───── Data segment ─────

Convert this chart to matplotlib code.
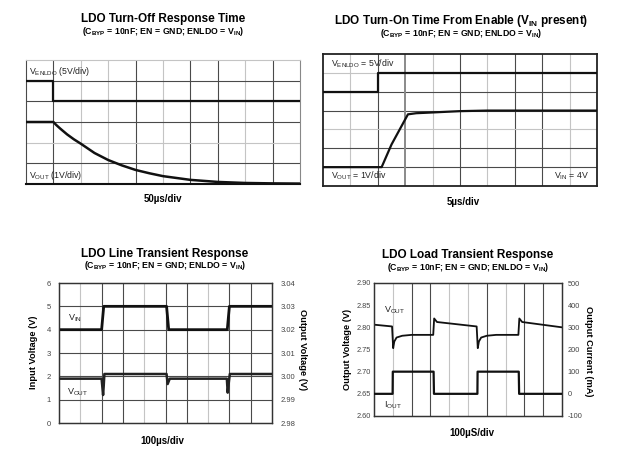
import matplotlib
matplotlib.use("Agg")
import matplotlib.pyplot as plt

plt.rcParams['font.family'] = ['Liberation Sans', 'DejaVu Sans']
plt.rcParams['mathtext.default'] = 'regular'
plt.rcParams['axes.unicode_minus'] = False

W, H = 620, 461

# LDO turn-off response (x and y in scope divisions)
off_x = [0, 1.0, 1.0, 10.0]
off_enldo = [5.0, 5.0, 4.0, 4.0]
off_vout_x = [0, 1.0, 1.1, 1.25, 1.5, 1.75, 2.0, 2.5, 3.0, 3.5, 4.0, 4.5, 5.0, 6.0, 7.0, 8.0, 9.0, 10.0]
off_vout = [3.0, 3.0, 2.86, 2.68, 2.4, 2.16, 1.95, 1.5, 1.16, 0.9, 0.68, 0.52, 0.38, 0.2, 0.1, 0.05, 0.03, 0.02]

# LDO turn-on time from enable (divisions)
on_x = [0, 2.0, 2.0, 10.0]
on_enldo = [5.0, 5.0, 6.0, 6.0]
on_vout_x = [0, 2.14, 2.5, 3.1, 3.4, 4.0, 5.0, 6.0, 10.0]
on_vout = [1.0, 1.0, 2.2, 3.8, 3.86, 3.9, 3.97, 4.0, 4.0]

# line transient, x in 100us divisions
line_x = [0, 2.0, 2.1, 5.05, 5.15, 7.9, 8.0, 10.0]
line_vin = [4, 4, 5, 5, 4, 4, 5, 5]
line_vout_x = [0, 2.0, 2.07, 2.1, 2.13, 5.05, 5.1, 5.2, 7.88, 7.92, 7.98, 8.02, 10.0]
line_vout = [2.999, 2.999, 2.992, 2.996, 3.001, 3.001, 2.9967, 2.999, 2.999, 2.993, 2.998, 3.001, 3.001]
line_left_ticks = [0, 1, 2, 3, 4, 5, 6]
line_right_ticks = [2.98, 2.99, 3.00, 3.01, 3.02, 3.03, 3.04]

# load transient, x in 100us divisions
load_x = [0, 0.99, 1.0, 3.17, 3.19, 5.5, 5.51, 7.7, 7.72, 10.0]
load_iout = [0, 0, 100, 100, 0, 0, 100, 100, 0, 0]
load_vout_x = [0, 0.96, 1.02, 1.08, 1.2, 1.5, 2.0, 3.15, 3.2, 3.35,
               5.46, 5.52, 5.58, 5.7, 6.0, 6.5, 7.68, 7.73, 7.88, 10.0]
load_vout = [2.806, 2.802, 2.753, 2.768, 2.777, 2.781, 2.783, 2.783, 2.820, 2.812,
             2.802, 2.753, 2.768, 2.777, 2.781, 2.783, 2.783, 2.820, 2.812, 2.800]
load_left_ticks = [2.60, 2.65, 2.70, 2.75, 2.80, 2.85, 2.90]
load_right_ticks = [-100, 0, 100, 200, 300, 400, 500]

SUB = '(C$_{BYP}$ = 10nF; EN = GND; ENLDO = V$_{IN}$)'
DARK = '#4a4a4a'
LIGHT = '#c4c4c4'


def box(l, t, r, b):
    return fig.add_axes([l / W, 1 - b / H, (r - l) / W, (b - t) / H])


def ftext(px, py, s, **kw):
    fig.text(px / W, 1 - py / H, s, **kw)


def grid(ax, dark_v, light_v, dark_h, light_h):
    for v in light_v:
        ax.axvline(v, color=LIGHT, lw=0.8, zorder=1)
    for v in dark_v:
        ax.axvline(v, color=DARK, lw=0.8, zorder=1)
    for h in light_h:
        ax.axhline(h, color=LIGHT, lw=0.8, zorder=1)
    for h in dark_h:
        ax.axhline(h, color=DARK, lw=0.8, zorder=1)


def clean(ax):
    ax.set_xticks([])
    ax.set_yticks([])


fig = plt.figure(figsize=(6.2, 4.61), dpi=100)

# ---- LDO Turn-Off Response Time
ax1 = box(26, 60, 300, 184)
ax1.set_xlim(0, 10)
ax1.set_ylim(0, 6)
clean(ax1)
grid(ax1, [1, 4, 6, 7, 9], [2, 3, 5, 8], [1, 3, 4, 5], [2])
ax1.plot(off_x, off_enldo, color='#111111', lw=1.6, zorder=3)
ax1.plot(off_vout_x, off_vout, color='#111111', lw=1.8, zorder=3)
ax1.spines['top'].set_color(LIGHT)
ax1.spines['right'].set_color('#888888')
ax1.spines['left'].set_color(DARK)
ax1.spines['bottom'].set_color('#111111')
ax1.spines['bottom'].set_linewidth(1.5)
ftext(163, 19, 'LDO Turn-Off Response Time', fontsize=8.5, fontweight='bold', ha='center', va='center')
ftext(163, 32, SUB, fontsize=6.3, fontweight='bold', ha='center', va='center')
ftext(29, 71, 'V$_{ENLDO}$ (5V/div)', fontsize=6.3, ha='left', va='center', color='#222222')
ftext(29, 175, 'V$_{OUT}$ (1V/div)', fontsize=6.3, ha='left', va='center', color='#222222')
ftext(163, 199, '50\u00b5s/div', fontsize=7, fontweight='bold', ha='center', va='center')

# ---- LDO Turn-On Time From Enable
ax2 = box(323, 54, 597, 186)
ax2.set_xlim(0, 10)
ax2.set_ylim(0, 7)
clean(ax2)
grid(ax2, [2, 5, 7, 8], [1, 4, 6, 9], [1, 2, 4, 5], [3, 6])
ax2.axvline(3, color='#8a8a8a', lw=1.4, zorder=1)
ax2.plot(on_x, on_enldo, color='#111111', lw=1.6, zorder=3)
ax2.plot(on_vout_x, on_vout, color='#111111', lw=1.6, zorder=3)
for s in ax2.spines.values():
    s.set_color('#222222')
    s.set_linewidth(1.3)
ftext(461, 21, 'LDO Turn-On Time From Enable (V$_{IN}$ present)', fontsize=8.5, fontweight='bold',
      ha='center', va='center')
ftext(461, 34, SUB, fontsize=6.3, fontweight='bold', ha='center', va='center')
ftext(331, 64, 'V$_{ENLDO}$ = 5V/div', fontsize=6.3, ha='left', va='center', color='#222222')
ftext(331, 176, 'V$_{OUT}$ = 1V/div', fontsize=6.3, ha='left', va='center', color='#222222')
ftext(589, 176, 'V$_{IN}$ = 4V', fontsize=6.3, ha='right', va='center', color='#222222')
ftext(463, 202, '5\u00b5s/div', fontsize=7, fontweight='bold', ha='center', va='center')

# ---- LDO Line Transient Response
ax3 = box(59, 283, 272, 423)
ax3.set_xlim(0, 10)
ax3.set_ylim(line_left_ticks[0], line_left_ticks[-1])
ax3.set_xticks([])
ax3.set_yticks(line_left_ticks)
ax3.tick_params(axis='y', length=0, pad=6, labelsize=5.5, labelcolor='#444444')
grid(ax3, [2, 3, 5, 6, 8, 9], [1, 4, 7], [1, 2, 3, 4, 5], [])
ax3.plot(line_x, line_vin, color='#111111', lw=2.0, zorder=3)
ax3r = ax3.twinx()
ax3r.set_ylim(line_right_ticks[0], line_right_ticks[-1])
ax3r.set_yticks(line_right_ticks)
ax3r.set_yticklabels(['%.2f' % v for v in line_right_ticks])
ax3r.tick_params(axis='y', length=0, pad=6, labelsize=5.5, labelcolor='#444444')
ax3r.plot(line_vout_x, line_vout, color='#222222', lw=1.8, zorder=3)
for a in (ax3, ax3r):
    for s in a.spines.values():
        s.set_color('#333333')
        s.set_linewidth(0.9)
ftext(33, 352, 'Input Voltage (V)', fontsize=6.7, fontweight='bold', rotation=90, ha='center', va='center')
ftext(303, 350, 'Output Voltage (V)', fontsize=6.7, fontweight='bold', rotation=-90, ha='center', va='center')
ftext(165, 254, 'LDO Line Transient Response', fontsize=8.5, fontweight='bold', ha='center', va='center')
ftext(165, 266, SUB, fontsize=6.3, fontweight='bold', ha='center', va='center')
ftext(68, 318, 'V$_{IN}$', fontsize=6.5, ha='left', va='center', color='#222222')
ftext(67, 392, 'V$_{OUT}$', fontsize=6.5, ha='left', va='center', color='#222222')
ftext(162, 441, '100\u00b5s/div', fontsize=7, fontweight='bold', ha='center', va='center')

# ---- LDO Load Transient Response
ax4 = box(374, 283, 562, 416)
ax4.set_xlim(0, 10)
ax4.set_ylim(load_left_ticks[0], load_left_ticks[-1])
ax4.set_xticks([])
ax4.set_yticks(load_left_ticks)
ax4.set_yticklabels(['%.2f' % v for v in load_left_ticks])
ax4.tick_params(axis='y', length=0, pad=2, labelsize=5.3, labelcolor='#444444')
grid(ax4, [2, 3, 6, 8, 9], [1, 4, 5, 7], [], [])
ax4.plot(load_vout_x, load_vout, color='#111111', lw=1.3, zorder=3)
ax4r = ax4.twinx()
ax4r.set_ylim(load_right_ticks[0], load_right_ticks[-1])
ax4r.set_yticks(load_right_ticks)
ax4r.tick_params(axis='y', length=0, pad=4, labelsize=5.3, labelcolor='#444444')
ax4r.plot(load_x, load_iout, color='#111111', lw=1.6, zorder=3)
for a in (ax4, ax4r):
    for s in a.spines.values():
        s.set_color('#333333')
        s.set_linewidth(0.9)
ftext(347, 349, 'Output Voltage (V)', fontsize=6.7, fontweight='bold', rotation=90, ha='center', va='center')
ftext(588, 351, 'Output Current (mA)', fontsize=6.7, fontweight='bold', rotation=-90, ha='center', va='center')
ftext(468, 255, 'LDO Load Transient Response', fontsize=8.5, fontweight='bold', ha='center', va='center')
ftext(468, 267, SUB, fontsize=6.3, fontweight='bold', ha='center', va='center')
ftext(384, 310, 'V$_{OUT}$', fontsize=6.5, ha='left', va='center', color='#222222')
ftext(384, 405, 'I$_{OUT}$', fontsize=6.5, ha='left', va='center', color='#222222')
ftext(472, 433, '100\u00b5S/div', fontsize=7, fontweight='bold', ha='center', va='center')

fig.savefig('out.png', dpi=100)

─────

What the exercise asks. Pictures stay out. Print the data exactly, from its first line through the line containing "W, H = 620, 461".

Solution for this task.
Convert this chart to matplotlib code.
import matplotlib
matplotlib.use("Agg")
import matplotlib.pyplot as plt

plt.rcParams['font.family'] = ['Liberation Sans', 'DejaVu Sans']
plt.rcParams['mathtext.default'] = 'regular'
plt.rcParams['axes.unicode_minus'] = False

W, H = 620, 461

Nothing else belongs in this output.